* Start *

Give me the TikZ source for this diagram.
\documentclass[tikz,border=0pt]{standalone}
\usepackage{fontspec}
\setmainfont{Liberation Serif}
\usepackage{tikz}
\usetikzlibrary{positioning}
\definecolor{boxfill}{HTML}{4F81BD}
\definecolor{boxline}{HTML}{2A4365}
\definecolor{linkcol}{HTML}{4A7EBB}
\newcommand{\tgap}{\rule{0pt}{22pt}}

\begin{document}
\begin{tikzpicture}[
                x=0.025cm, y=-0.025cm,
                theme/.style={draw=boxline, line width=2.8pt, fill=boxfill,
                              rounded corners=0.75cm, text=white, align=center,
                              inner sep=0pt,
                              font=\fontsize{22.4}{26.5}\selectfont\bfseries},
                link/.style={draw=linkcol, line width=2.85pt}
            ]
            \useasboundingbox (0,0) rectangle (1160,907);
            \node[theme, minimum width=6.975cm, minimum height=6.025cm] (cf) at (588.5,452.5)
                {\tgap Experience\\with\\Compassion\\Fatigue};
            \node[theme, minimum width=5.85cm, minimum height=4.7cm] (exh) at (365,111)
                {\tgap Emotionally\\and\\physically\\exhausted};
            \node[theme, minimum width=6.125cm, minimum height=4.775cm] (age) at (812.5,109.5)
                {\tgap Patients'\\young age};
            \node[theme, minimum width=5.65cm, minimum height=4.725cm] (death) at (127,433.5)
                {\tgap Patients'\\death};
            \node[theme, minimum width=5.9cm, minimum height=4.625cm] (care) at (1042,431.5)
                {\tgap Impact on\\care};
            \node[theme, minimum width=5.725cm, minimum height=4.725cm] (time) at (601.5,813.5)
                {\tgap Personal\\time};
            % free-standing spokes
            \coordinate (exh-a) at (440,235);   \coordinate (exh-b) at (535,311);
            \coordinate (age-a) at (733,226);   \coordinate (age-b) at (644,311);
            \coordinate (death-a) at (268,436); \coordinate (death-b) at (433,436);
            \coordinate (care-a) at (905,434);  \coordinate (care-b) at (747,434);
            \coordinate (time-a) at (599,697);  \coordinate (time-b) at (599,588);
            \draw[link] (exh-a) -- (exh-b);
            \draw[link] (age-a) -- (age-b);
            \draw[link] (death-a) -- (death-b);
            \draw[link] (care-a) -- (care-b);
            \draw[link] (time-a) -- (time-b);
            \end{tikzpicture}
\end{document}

* End *

### To be done
Return every line exactly.

### Full answer
Give me the TikZ source for this diagram.
\documentclass[tikz,border=0pt]{standalone}
\usepackage{fontspec}
\setmainfont{Liberation Serif}
\usepackage{tikz}
\usetikzlibrary{positioning}
\definecolor{boxfill}{HTML}{4F81BD}
\definecolor{boxline}{HTML}{2A4365}
\definecolor{linkcol}{HTML}{4A7EBB}
\newcommand{\tgap}{\rule{0pt}{22pt}}

\begin{document}
\begin{tikzpicture}[
                x=0.025cm, y=-0.025cm,
                theme/.style={draw=boxline, line width=2.8pt, fill=boxfill,
                              rounded corners=0.75cm, text=white, align=center,
                              inner sep=0pt,
                              font=\fontsize{22.4}{26.5}\selectfont\bfseries},
                link/.style={draw=linkcol, line width=2.85pt}
            ]
            \useasboundingbox (0,0) rectangle (1160,907);
            \node[theme, minimum width=6.975cm, minimum height=6.025cm] (cf) at (588.5,452.5)
                {\tgap Experience\\with\\Compassion\\Fatigue};
            \node[theme, minimum width=5.85cm, minimum height=4.7cm] (exh) at (365,111)
                {\tgap Emotionally\\and\\physically\\exhausted};
            \node[theme, minimum width=6.125cm, minimum height=4.775cm] (age) at (812.5,109.5)
                {\tgap Patients'\\young age};
            \node[theme, minimum width=5.65cm, minimum height=4.725cm] (death) at (127,433.5)
                {\tgap Patients'\\death};
            \node[theme, minimum width=5.9cm, minimum height=4.625cm] (care) at (1042,431.5)
                {\tgap Impact on\\care};
            \node[theme, minimum width=5.725cm, minimum height=4.725cm] (time) at (601.5,813.5)
                {\tgap Personal\\time};
            % free-standing spokes
            \coordinate (exh-a) at (440,235);   \coordinate (exh-b) at (535,311);
            \coordinate (age-a) at (733,226);   \coordinate (age-b) at (644,311);
            \coordinate (death-a) at (268,436); \coordinate (death-b) at (433,436);
            \coordinate (care-a) at (905,434);  \coordinate (care-b) at (747,434);
            \coordinate (time-a) at (599,697);  \coordinate (time-b) at (599,588);
            \draw[link] (exh-a) -- (exh-b);
            \draw[link] (age-a) -- (age-b);
            \draw[link] (death-a) -- (death-b);
            \draw[link] (care-a) -- (care-b);
            \draw[link] (time-a) -- (time-b);
            \end{tikzpicture}
\end{document}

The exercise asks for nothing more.